## [THE EXERCISE]
Everything from the first line of the data below through the line that contains "theta = [THETA_START" should be written out exactly, please, and nothing more; the pictures stay out.

## [AVAILABLE DATA]
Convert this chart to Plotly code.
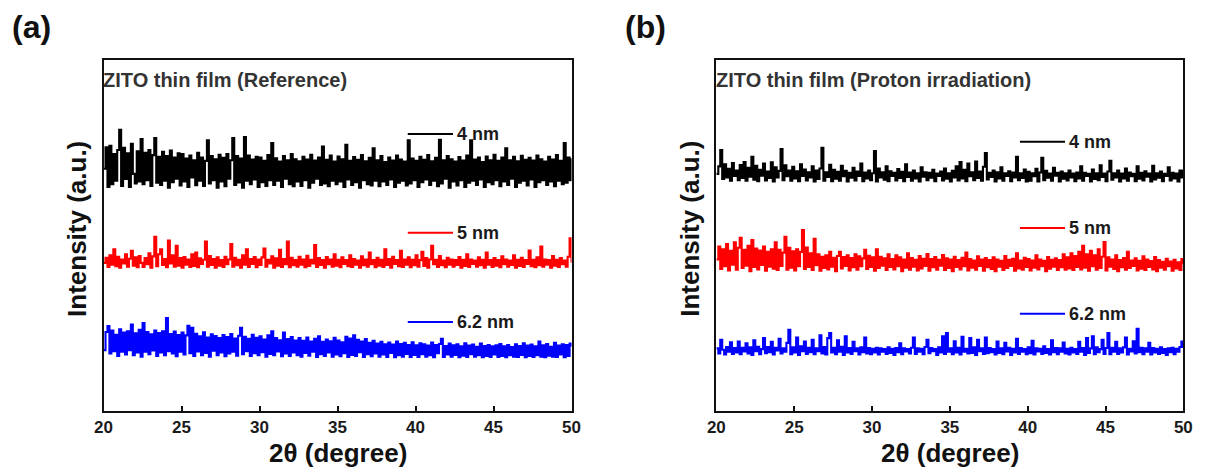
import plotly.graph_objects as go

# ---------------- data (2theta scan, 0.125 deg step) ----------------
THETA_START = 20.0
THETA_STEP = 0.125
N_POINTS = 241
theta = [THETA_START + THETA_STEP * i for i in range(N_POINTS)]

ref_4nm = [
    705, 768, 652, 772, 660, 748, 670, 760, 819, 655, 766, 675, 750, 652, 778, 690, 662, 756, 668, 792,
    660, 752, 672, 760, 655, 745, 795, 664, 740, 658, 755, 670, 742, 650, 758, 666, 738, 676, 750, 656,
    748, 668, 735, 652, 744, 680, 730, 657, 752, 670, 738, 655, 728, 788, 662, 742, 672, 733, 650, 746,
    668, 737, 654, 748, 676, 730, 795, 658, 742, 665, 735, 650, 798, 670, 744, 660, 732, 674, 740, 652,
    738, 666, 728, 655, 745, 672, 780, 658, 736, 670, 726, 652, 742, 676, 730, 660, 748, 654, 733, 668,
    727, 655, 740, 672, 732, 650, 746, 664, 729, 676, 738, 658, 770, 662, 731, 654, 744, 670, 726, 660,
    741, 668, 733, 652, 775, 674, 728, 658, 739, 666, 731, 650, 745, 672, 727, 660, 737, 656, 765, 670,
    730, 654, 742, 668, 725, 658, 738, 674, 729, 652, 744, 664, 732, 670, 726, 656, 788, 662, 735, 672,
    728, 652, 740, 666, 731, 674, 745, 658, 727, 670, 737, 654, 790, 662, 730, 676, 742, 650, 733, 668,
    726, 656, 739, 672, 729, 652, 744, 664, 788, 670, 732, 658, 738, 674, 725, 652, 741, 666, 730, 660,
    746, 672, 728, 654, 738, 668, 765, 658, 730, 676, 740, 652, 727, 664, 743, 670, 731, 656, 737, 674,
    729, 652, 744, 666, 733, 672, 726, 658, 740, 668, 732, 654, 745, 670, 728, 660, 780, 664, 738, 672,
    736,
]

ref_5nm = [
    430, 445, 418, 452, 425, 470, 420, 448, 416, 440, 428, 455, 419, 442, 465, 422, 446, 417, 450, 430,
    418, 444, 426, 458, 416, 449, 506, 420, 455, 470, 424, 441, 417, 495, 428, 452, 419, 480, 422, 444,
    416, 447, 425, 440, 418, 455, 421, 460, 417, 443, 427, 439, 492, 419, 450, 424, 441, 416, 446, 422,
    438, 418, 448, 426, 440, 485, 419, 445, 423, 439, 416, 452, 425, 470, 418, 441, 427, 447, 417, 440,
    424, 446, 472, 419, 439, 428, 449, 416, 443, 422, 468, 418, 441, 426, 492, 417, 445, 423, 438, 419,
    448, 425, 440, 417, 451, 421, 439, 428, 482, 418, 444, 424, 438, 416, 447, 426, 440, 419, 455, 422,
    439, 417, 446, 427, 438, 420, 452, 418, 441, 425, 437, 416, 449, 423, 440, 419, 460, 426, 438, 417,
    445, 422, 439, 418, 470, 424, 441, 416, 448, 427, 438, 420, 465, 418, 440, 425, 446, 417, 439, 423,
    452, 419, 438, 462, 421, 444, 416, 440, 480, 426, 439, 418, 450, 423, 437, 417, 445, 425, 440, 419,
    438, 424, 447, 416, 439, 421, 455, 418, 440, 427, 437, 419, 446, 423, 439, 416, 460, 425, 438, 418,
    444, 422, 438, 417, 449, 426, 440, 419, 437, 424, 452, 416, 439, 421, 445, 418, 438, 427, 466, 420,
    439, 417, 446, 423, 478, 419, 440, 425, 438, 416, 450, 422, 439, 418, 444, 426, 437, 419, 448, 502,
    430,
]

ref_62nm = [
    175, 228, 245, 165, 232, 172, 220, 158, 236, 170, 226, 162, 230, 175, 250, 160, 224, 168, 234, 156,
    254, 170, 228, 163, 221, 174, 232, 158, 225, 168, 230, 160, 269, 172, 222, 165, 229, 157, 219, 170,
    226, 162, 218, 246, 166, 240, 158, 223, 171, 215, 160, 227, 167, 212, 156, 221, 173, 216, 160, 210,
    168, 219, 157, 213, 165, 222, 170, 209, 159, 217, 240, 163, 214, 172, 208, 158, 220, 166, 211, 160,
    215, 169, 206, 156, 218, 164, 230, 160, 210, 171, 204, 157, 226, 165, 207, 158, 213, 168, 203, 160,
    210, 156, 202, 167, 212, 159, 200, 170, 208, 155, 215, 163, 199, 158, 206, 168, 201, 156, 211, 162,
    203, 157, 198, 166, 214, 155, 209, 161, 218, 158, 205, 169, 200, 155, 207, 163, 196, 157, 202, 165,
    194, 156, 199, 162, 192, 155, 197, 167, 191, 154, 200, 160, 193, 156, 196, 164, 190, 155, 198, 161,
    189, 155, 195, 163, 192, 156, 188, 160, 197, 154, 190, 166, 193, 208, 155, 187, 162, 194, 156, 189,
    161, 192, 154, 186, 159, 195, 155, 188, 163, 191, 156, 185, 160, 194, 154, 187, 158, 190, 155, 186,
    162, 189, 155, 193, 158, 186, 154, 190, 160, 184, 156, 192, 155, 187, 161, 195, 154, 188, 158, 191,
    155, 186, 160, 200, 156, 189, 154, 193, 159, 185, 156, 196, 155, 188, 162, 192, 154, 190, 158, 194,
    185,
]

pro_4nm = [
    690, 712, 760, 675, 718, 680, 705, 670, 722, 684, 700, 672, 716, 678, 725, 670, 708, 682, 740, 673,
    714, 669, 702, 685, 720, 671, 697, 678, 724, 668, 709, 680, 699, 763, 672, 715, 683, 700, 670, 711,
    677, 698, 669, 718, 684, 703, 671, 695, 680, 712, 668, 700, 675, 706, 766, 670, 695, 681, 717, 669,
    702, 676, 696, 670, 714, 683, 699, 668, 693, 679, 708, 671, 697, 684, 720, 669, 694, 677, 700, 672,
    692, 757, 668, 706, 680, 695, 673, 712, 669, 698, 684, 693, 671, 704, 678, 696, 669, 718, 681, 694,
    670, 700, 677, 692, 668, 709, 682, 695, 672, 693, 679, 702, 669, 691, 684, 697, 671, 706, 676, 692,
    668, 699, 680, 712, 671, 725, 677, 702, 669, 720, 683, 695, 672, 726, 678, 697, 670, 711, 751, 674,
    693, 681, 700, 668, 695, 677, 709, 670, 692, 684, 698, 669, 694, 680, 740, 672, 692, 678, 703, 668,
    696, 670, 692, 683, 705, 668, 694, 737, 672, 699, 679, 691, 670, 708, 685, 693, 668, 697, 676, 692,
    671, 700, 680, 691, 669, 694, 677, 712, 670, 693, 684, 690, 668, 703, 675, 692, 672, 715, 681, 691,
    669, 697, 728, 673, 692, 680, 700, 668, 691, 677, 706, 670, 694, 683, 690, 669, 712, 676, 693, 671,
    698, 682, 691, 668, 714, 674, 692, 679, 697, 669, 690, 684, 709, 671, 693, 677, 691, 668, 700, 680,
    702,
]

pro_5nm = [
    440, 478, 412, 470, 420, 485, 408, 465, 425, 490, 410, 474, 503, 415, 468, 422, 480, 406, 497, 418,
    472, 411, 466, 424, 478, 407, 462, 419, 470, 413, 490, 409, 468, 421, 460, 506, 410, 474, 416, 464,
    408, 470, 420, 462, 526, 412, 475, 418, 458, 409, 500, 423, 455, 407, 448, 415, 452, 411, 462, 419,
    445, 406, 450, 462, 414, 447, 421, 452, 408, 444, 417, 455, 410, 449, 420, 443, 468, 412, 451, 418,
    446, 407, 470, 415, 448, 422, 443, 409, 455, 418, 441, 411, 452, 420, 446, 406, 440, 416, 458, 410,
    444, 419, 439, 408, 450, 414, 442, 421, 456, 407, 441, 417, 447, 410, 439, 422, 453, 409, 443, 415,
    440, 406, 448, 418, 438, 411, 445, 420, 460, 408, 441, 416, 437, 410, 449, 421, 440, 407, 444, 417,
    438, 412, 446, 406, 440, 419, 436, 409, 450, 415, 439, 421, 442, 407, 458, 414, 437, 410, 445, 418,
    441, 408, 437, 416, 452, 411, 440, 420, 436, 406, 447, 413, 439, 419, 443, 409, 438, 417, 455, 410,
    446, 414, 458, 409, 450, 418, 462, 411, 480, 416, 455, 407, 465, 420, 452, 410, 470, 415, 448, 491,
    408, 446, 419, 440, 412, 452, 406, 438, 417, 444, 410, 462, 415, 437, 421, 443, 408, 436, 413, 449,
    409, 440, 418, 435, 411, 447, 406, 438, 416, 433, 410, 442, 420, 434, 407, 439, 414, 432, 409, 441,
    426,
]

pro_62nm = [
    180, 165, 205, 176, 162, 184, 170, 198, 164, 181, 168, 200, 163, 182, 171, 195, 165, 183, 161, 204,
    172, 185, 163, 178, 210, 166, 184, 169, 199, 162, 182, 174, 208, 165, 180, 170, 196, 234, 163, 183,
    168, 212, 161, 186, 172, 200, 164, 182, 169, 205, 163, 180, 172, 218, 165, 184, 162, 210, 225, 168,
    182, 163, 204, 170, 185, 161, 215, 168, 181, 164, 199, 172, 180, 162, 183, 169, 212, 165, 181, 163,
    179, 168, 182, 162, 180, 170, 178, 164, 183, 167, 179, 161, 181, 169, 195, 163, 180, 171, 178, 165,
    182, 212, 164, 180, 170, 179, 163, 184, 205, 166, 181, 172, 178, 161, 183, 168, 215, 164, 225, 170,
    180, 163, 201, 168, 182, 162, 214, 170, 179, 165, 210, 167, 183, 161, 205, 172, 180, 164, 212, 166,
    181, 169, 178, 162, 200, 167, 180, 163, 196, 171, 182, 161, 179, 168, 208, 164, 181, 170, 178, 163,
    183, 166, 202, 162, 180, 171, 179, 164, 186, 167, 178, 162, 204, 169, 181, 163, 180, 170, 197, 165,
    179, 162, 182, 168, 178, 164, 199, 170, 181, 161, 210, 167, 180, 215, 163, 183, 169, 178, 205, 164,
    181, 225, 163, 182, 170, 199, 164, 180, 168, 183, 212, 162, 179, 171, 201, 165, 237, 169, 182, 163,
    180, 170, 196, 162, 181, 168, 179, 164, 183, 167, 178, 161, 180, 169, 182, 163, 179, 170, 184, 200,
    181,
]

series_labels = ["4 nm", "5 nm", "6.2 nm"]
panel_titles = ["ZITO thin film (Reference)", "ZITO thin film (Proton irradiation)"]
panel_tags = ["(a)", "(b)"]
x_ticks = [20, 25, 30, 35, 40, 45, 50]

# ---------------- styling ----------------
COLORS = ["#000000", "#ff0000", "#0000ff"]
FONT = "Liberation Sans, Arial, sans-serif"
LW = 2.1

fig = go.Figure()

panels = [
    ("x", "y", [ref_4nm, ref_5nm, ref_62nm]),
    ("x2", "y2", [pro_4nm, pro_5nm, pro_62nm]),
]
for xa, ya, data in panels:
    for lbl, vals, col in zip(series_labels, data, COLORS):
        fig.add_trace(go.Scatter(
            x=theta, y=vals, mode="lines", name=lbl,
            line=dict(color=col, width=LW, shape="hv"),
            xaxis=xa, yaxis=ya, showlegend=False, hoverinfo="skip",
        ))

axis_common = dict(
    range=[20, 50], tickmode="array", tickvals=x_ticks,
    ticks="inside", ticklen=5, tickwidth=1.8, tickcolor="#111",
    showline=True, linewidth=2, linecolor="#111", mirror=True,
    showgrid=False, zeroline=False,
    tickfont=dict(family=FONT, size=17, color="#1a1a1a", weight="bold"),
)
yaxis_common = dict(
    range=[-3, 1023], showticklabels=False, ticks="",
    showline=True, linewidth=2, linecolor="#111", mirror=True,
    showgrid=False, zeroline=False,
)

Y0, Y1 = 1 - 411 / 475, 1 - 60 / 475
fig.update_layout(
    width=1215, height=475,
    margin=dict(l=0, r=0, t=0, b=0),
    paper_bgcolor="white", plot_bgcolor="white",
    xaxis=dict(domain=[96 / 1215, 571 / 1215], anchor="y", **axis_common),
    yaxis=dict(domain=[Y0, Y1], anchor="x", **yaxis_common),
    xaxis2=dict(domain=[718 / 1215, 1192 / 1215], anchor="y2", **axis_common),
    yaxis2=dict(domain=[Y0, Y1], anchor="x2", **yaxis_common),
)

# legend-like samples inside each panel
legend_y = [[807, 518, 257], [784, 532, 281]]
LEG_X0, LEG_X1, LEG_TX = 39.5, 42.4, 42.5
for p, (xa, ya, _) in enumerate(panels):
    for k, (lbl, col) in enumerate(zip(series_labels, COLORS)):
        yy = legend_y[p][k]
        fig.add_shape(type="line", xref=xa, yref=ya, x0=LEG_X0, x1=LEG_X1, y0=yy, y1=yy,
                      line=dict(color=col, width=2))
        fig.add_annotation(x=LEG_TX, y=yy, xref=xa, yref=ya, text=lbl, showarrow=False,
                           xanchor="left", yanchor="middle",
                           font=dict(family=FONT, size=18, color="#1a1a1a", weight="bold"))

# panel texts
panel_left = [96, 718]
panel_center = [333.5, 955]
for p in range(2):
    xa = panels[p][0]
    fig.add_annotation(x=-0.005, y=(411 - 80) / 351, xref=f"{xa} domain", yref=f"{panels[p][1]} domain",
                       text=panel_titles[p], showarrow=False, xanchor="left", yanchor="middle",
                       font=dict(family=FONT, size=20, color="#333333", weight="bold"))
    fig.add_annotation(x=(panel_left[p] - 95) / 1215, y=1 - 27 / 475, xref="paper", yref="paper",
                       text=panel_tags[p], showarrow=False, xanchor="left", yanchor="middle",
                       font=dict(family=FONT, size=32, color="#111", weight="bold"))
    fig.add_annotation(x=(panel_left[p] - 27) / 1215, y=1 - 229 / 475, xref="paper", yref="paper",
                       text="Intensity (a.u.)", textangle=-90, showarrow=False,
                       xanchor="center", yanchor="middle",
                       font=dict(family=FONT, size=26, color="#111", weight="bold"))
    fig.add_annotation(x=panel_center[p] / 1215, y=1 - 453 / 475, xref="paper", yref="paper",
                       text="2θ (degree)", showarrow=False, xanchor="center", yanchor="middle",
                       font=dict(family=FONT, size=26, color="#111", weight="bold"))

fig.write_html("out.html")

## [SOLUTION]
Convert this chart to Plotly code.
import plotly.graph_objects as go

# ---------------- data (2theta scan, 0.125 deg step) ----------------
THETA_START = 20.0
THETA_STEP = 0.125
N_POINTS = 241
theta = [THETA_START + THETA_STEP * i for i in range(N_POINTS)]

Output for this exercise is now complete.